Do you like to read novels? Of course you do, or you probably wouldn't have stumbled across the website of a romance author! Now imagine yourself living in the 1800s--what would your books look like then?
Generally speaking, 19th-century novels were often smaller than our books today, and until the 1830s, there was no standard publisher's binding. The covers consisted of grey cardboard, which buyers would remove so the books could be bound in their own library style. And this, of course, also tells you something about the readers and the price of books: novels were expensive. Very expensive in fact, and only the upper and upper-middle classes could afford to buy them on a regular basis. A novel was usually published in three volumes, as a so-called three-decker novel. By the 1820s, Sir Walter Scott's publisher had raised the price per volume to 10s 6d, which meant that the complete novel would cost 31s 6d. For the next few decades this remained the standard price. If you compare this to the average weekly wage of, say, a teacher (17s), it's clear that most people couldn't afford to buy first editions.
Instead, a lot of readers got their books from the so-called circulating libraries. For an annual fee, you could borrow one volume at a time; if you paid a higher fee, you could get more books. The most successful circulating library of the 19th century was Mudie's, founded in 1842. Thanks to their efficient organisation, they soon distributed books not only throughout Britain, but also throughout the whole British Empire. Imagine that!
If you fancied some lighter reading (or if you were a young lad enthralled by stories of knightly adventures, monsters, evil magicians, witches, seven-league boots and what not), you might have turned to the cheap street literature: to the broadside ballads and the chapbooks with their somewhat coarse woodcuts.
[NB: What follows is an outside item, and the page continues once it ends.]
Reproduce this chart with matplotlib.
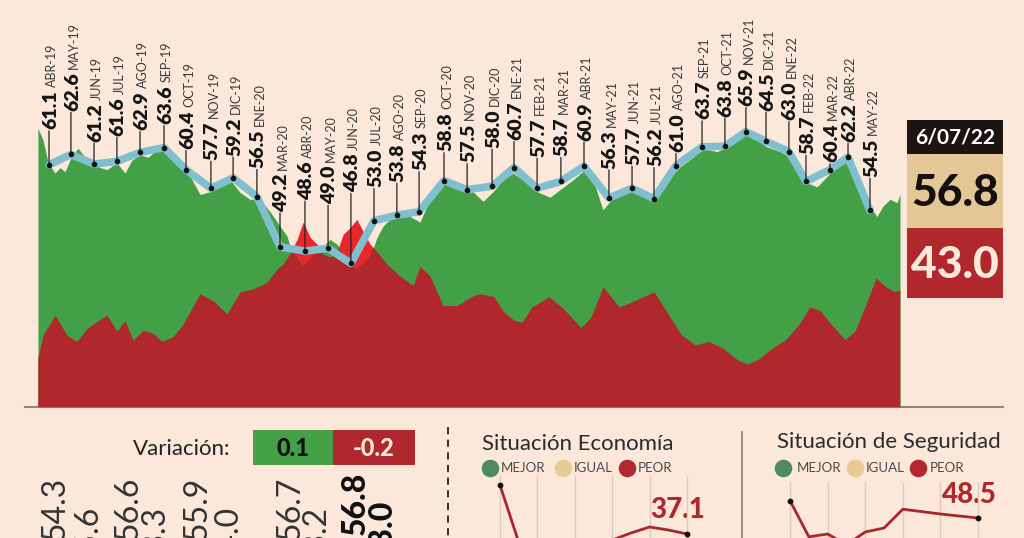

Luckily for Victorian readers, the cost of books and literature changed dramatically in the course of the 19th century, when Dickens and his publishers made the illustrated monthly popular for mainstream literature. For example, The Pickwick Papers were published in 19 installments from March 1836 to October 1837. Each monthly sold at 1s (except for the last, double, issue which cost 2s), and each issue was surrounded by pages of advertisements which provided an additional income for the publisher. The suspicion with which some people regarded these illustrated monthlies is expressed by Miss Jenkyns in Elizabeth Gaskell's Cranford: her neighbour, Captain Brown, is reading The Pickwick Papers in installments, and Miss Jenkyns is quite certain that the author, Mr Boz, can't possibly be a good writer. Indeed, she is rather annoyed when Captain Brown suggests that the opposite is true.
Gaskell's Cranford stories as well as her novel North and South were first published in a weekly magazine, namely in Dickens's Household Words, which ran from 1850 to 1859. Such installments in weekly magazines became another popular way to publish novels and to expand the literary market.
This serialisation of novels meant that the reading experience of nineteenth-century readers was quite different from our own: they often followed the fates of their favourite characters over several months, if not years, which resulted in a special intimacy with the story and the characters. (And, oh dear, the extended suspense!) But not only novels were published as serials: the Victorians read every genre in serial form, fiction and non-fiction alike.